:: Your instructions ::
Write the data out again exactly, with no pictures.
[START Dataset section]
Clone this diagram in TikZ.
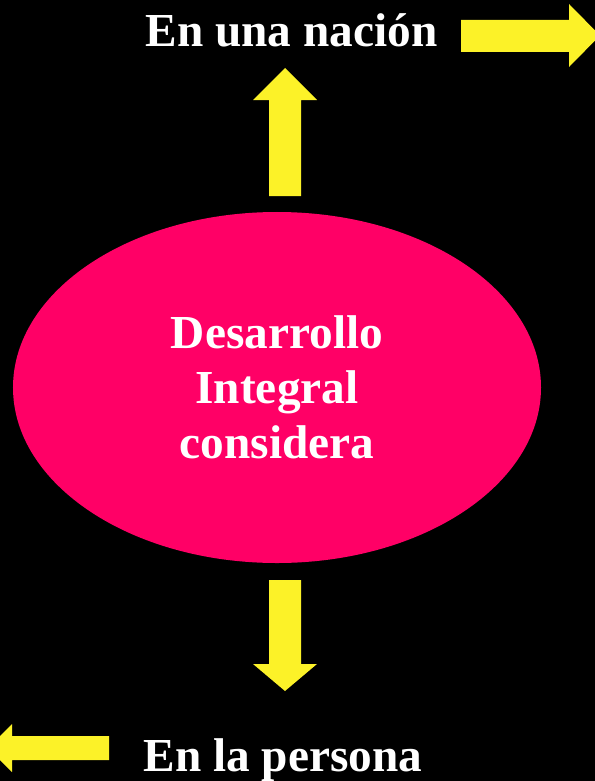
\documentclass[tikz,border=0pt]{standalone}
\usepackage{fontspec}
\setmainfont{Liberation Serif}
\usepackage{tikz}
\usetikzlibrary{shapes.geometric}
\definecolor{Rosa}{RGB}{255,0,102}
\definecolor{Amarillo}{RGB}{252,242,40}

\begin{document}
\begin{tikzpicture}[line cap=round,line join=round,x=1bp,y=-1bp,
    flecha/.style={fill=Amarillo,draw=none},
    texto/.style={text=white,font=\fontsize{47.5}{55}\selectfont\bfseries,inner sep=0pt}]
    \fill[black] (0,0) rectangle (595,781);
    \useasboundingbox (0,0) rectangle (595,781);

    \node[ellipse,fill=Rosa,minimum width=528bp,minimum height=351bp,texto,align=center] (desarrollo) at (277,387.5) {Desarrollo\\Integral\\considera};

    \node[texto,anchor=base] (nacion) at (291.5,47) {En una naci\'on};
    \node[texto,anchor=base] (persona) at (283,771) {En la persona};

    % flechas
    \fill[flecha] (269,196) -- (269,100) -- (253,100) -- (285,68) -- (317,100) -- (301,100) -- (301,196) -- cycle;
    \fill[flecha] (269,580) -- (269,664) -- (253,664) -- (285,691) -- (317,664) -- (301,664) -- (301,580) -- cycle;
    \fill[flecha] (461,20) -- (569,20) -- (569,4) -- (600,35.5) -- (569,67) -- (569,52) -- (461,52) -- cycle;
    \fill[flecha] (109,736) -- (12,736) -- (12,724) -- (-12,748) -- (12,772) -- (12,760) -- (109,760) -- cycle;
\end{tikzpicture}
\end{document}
[END Dataset section]
:: Result for this task ::
Clone this diagram in TikZ.
\documentclass[tikz,border=0pt]{standalone}
\usepackage{fontspec}
\setmainfont{Liberation Serif}
\usepackage{tikz}
\usetikzlibrary{shapes.geometric}
\definecolor{Rosa}{RGB}{255,0,102}
\definecolor{Amarillo}{RGB}{252,242,40}

\begin{document}
\begin{tikzpicture}[line cap=round,line join=round,x=1bp,y=-1bp,
    flecha/.style={fill=Amarillo,draw=none},
    texto/.style={text=white,font=\fontsize{47.5}{55}\selectfont\bfseries,inner sep=0pt}]
    \fill[black] (0,0) rectangle (595,781);
    \useasboundingbox (0,0) rectangle (595,781);

    \node[ellipse,fill=Rosa,minimum width=528bp,minimum height=351bp,texto,align=center] (desarrollo) at (277,387.5) {Desarrollo\\Integral\\considera};

    \node[texto,anchor=base] (nacion) at (291.5,47) {En una naci\'on};
    \node[texto,anchor=base] (persona) at (283,771) {En la persona};

    % flechas
    \fill[flecha] (269,196) -- (269,100) -- (253,100) -- (285,68) -- (317,100) -- (301,100) -- (301,196) -- cycle;
    \fill[flecha] (269,580) -- (269,664) -- (253,664) -- (285,691) -- (317,664) -- (301,664) -- (301,580) -- cycle;
    \fill[flecha] (461,20) -- (569,20) -- (569,4) -- (600,35.5) -- (569,67) -- (569,52) -- (461,52) -- cycle;
    \fill[flecha] (109,736) -- (12,736) -- (12,724) -- (-12,748) -- (12,772) -- (12,760) -- (109,760) -- cycle;
\end{tikzpicture}
\end{document}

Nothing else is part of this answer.